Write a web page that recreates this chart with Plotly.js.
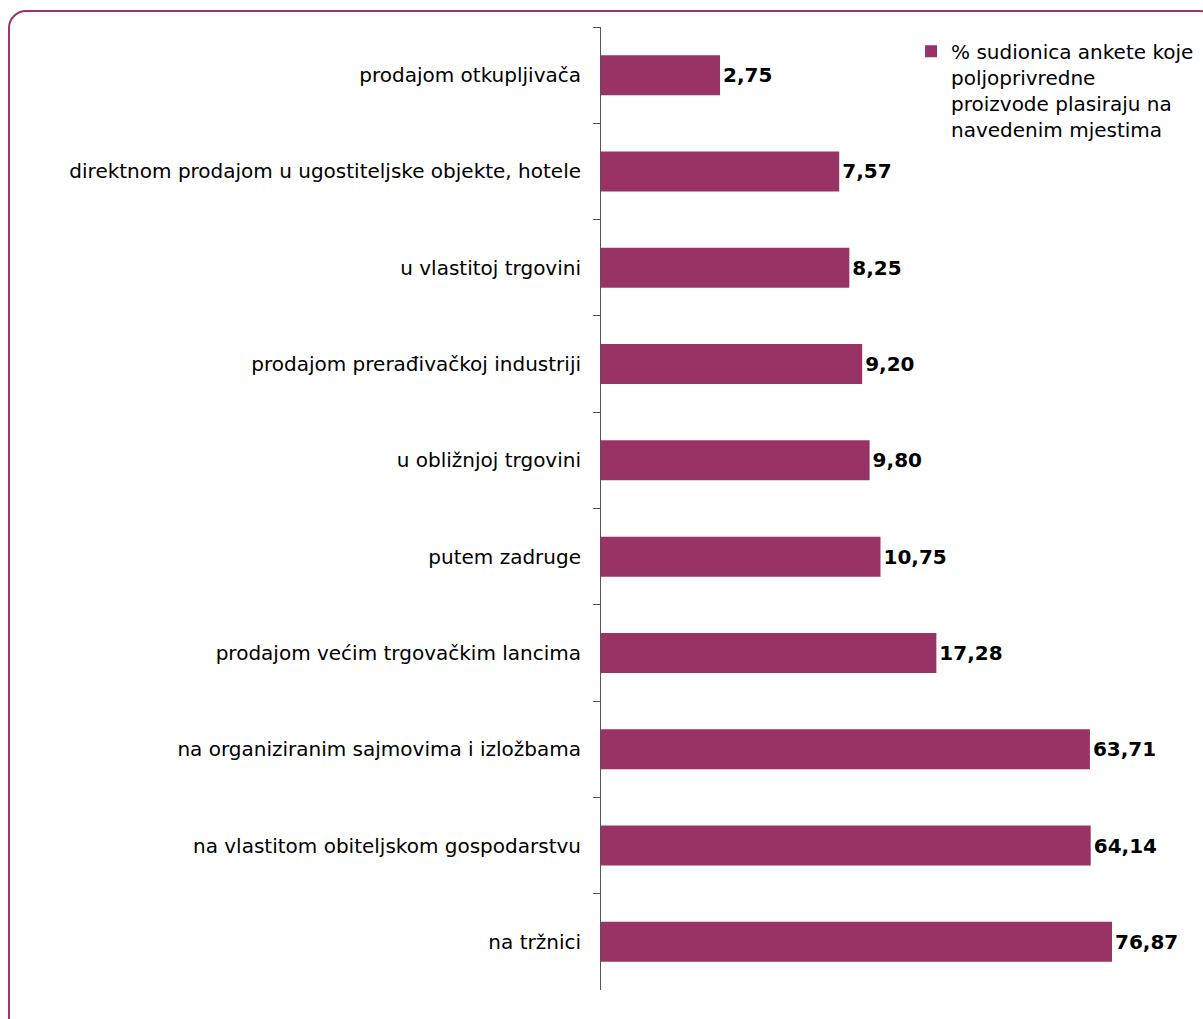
<!DOCTYPE html>
<html>
<head>
<meta charset="utf-8">
<script src="https://cdn.plot.ly/plotly-3.0.1.min.js"></script>
<style>
  html, body { margin: 0; padding: 0; background: #ffffff; overflow: hidden; }
  #wrap { position: relative; width: 1203px; height: 1019px; }
  #chart { position: absolute; left: 0; top: 0; width: 1203px; height: 1019px; }
  #frame { position: absolute; left: 8px; top: 10px; width: 1210px; height: 1030px;
           border: 2px solid #9b3565; border-radius: 18px; box-sizing: border-box; pointer-events: none; }
</style>
</head>
<body>
<div id="wrap">
  <div id="chart"></div>
  <div id="frame"></div>
</div>
<script>
const categories = [
  "prodajom otkupljivača",
  "direktnom prodajom u ugostiteljske objekte, hotele",
  "u vlastitoj trgovini",
  "prodajom prerađivačkoj industriji",
  "u obližnjoj trgovini",
  "putem zadruge",
  "prodajom većim trgovačkim lancima",
  "na organiziranim sajmovima i izložbama",
  "na vlastitom obiteljskom gospodarstvu",
  "na tržnici"
];
const values = [2.75, 7.57, 8.25, 9.20, 9.80, 10.75, 17.28, 63.71, 64.14, 76.87];
const valueLabels = ["2,75", "7,57", "8,25", "9,20", "9,80", "10,75", "17,28", "63,71", "64,14", "76,87"];
const seriesName = "% sudionica ankete koje<br>poljoprivredne<br>proizvode plasiraju na<br>navedenim mjestima";

const FONT = "DejaVu Sans, Liberation Sans, Arial, sans-serif";

const trace = {
  type: "bar",
  orientation: "h",
  x: values,
  y: categories,
  name: seriesName,
  text: valueLabels,
  textposition: "outside",
  cliponaxis: false,
  textfont: { family: FONT, size: 20, color: "#000000", weight: "bold" },
  marker: { color: "#993366", line: { width: 0 } },
  hoverinfo: "x+y",
  showlegend: true
};

const layout = {
  width: 1203,
  height: 1019,
  margin: { l: 601, r: 0, t: 27, b: 29 },
  paper_bgcolor: "rgba(0,0,0,0)",
  plot_bgcolor: "rgba(0,0,0,0)",
  font: { family: FONT, size: 20, color: "#000000" },
  bargap: 0.585,
  showlegend: true,
  legend: {
    x: 0.515, y: 0.995, xanchor: "left", yanchor: "top",
    valign: "top",
    bgcolor: "rgba(0,0,0,0)",
    font: { family: FONT, size: 20, color: "#000000" },
    itemclick: false
  },
  xaxis: {
    type: "log",
    range: [0, 2],
    domain: [0, 0.9003],
    visible: false,
    showgrid: false,
    zeroline: false,
    fixedrange: true
  },
  yaxis: {
    type: "category",
    autorange: "reversed",
    showline: true,
    linecolor: "#555555",
    linewidth: 1,
    ticks: "outside",
    tickson: "boundaries",
    ticklen: 7,
    tickcolor: "#555555",
    tickwidth: 1,
    ticklabelstandoff: 15,
    showgrid: false,
    zeroline: false,
    tickfont: { family: FONT, size: 20, color: "#000000" },
    fixedrange: true
  }
};

Plotly.newPlot("chart", [trace], layout, { displayModeBar: false, staticPlot: true });
</script>
</body>
</html>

▬▬▬▬▬▬▬▬▬▬

Exercise – Repeat the data above exactly, but not the pictures.

Response to the exercise –
Write a web page that recreates this chart with Plotly.js.
<!DOCTYPE html>
<html>
<head>
<meta charset="utf-8">
<script src="https://cdn.plot.ly/plotly-3.0.1.min.js"></script>
<style>
  html, body { margin: 0; padding: 0; background: #ffffff; overflow: hidden; }
  #wrap { position: relative; width: 1203px; height: 1019px; }
  #chart { position: absolute; left: 0; top: 0; width: 1203px; height: 1019px; }
  #frame { position: absolute; left: 8px; top: 10px; width: 1210px; height: 1030px;
           border: 2px solid #9b3565; border-radius: 18px; box-sizing: border-box; pointer-events: none; }
</style>
</head>
<body>
<div id="wrap">
  <div id="chart"></div>
  <div id="frame"></div>
</div>
<script>
const categories = [
  "prodajom otkupljivača",
  "direktnom prodajom u ugostiteljske objekte, hotele",
  "u vlastitoj trgovini",
  "prodajom prerađivačkoj industriji",
  "u obližnjoj trgovini",
  "putem zadruge",
  "prodajom većim trgovačkim lancima",
  "na organiziranim sajmovima i izložbama",
  "na vlastitom obiteljskom gospodarstvu",
  "na tržnici"
];
const values = [2.75, 7.57, 8.25, 9.20, 9.80, 10.75, 17.28, 63.71, 64.14, 76.87];
const valueLabels = ["2,75", "7,57", "8,25", "9,20", "9,80", "10,75", "17,28", "63,71", "64,14", "76,87"];
const seriesName = "% sudionica ankete koje<br>poljoprivredne<br>proizvode plasiraju na<br>navedenim mjestima";

const FONT = "DejaVu Sans, Liberation Sans, Arial, sans-serif";

const trace = {
  type: "bar",
  orientation: "h",
  x: values,
  y: categories,
  name: seriesName,
  text: valueLabels,
  textposition: "outside",
  cliponaxis: false,
  textfont: { family: FONT, size: 20, color: "#000000", weight: "bold" },
  marker: { color: "#993366", line: { width: 0 } },
  hoverinfo: "x+y",
  showlegend: true
};

const layout = {
  width: 1203,
  height: 1019,
  margin: { l: 601, r: 0, t: 27, b: 29 },
  paper_bgcolor: "rgba(0,0,0,0)",
  plot_bgcolor: "rgba(0,0,0,0)",
  font: { family: FONT, size: 20, color: "#000000" },
  bargap: 0.585,
  showlegend: true,
  legend: {
    x: 0.515, y: 0.995, xanchor: "left", yanchor: "top",
    valign: "top",
    bgcolor: "rgba(0,0,0,0)",
    font: { family: FONT, size: 20, color: "#000000" },
    itemclick: false
  },
  xaxis: {
    type: "log",
    range: [0, 2],
    domain: [0, 0.9003],
    visible: false,
    showgrid: false,
    zeroline: false,
    fixedrange: true
  },
  yaxis: {
    type: "category",
    autorange: "reversed",
    showline: true,
    linecolor: "#555555",
    linewidth: 1,
    ticks: "outside",
    tickson: "boundaries",
    ticklen: 7,
    tickcolor: "#555555",
    tickwidth: 1,
    ticklabelstandoff: 15,
    showgrid: false,
    zeroline: false,
    tickfont: { family: FONT, size: 20, color: "#000000" },
    fixedrange: true
  }
};

Plotly.newPlot("chart", [trace], layout, { displayModeBar: false, staticPlot: true });
</script>
</body>
</html>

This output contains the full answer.